On Mon, Jul 15, 2024, isaku.yamahata@intel.com wrote:
> From: Isaku Yamahata <isaku.yamahata@intel.com>
> 
> Add GPA limit check to kvm_arch_vcpu_pre_fault_memory() with guest
> maxphyaddr and kvm_mmu_max_gfn().
> 
> The KVM page fault handler decides which level of TDP to use, 4-level TDP
> or 5-level TDP based on guest maxphyaddr (CPUID[0x80000008].EAX[7:0]), the
> host maxphyaddr, and whether the host supports 5-level TDP or not.  The
> 4-level TDP can map GPA up to 48 bits, and the 5-level TDP can map GPA up
> to 52 bits.  If guest maxphyaddr <= 48, KVM uses 4-level TDP even when the
> host supports 5-level TDP.
> 
> If we pass GPA > beyond the TDP mappable limit to the TDP MMU fault handler
> (concretely GPA > 48-bits with 4-level TDP), it will operate on GPA without
> upper bits, (GPA & ((1UL < 48) - 1)), not the specified GPA.  It is not
> expected behavior.  It wrongly maps GPA without upper bits with the page
> for GPA with upper bits.
> 
> KVM_PRE_FAULT_MEMORY calls x86 KVM page fault handler, kvm_tdp_page_fault()
> with a user-space-supplied GPA without the limit check so that the user
> space can trigger WARN_ON_ONCE().  Check the GPA limit to fix it.

Which WARN?

> - For non-TDX case (DEFAULT_VM, SW_PROTECTED_VM, or SEV):
>   When the host supports 5-level TDP, KVM decides to use 4-level TDP if
>   cpuid_maxphyaddr() <= 48.  cpuid_maxhyaddr() check prevents
>   KVM_PRE_FAULT_MEMORY from passing GFN beyond mappable GFN.

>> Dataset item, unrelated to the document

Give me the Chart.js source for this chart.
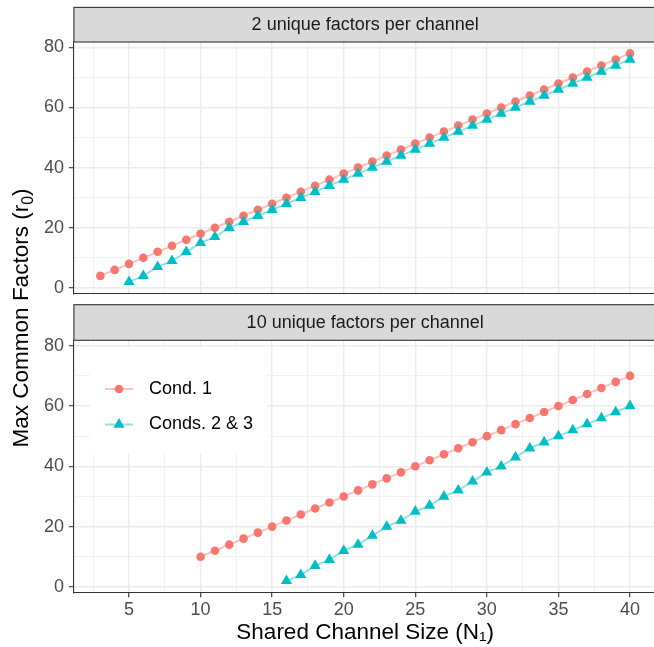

Hardening against cpuid_maxphyaddr() should be out of scope.  We don't enforce
it for guest faults, e.g. KVM doesn't kill the guest if allow_smaller_maxphyaddr
is false and the GPA is supposed to be illegal.  And trying to enforce it here is
a fool's errand since userspace can simply do KVM_SET_CPUID2 to circumvent the
restriction.

> - For TDX case:
>   We'd like to exclude shared bit (or gfn_direct_mask in [1]) from GPA
>   passed to the TDP MMU so that the TDP MMU can handle Secure-EPT or
>   Shared-EPT (direct or mirrored in [1]) without explicitly
>   setting/clearing the GPA (except setting up the TDP iterator,
>   tdp_iter_refresh_sptep()).  We'd like to make kvm_mmu_max_gfn() per VM
>   for TDX to be 52 or 47 independent of the guest maxphyaddr with other
>   patches.
> 
> Fixes: 6e01b7601dfe ("KVM: x86: Implement kvm_arch_vcpu_pre_fault_memory()")
> Signed-off-by: Isaku Yamahata <isaku.yamahata@intel.com>
> ---
>  arch/x86/kvm/mmu/mmu.c | 5 +++++
>  1 file changed, 5 insertions(+)
> 
> diff --git a/arch/x86/kvm/mmu/mmu.c b/arch/x86/kvm/mmu/mmu.c
> index 4e0e9963066f..6ee5af55cee1 100644
> --- a/arch/x86/kvm/mmu/mmu.c
> +++ b/arch/x86/kvm/mmu/mmu.c
> @@ -4756,6 +4756,11 @@ long kvm_arch_vcpu_pre_fault_memory(struct kvm_vcpu *vcpu,
>  	u64 end;
>  	int r;
>  
> +	if (range->gpa >= (1UL << cpuid_maxphyaddr(vcpu)))
> +		return -E2BIG;
> +	if (gpa_to_gfn(range->gpa) > kvm_mmu_max_gfn())
> +		return -E2BIG;


Related to my thoughts on making kvm_mmu_max_gfn() and rejecting aliased memslots,
I think we should add a common helper that's used by kvm_arch_prepare_memory_region()
and kvm_arch_vcpu_pre_fault_memory() to reject GPAs that are disallowed.

https://lore.kernel.org/all/ZpbKqG_ZhCWxl-Fc@google.com

> +
>  	/*
>  	 * reload is efficient when called repeatedly, so we can do it on
>  	 * every iteration.
> 
> base-commit: c8b8b8190a80b591aa73c27c70a668799f8db547
> -- 
> 2.45.2
>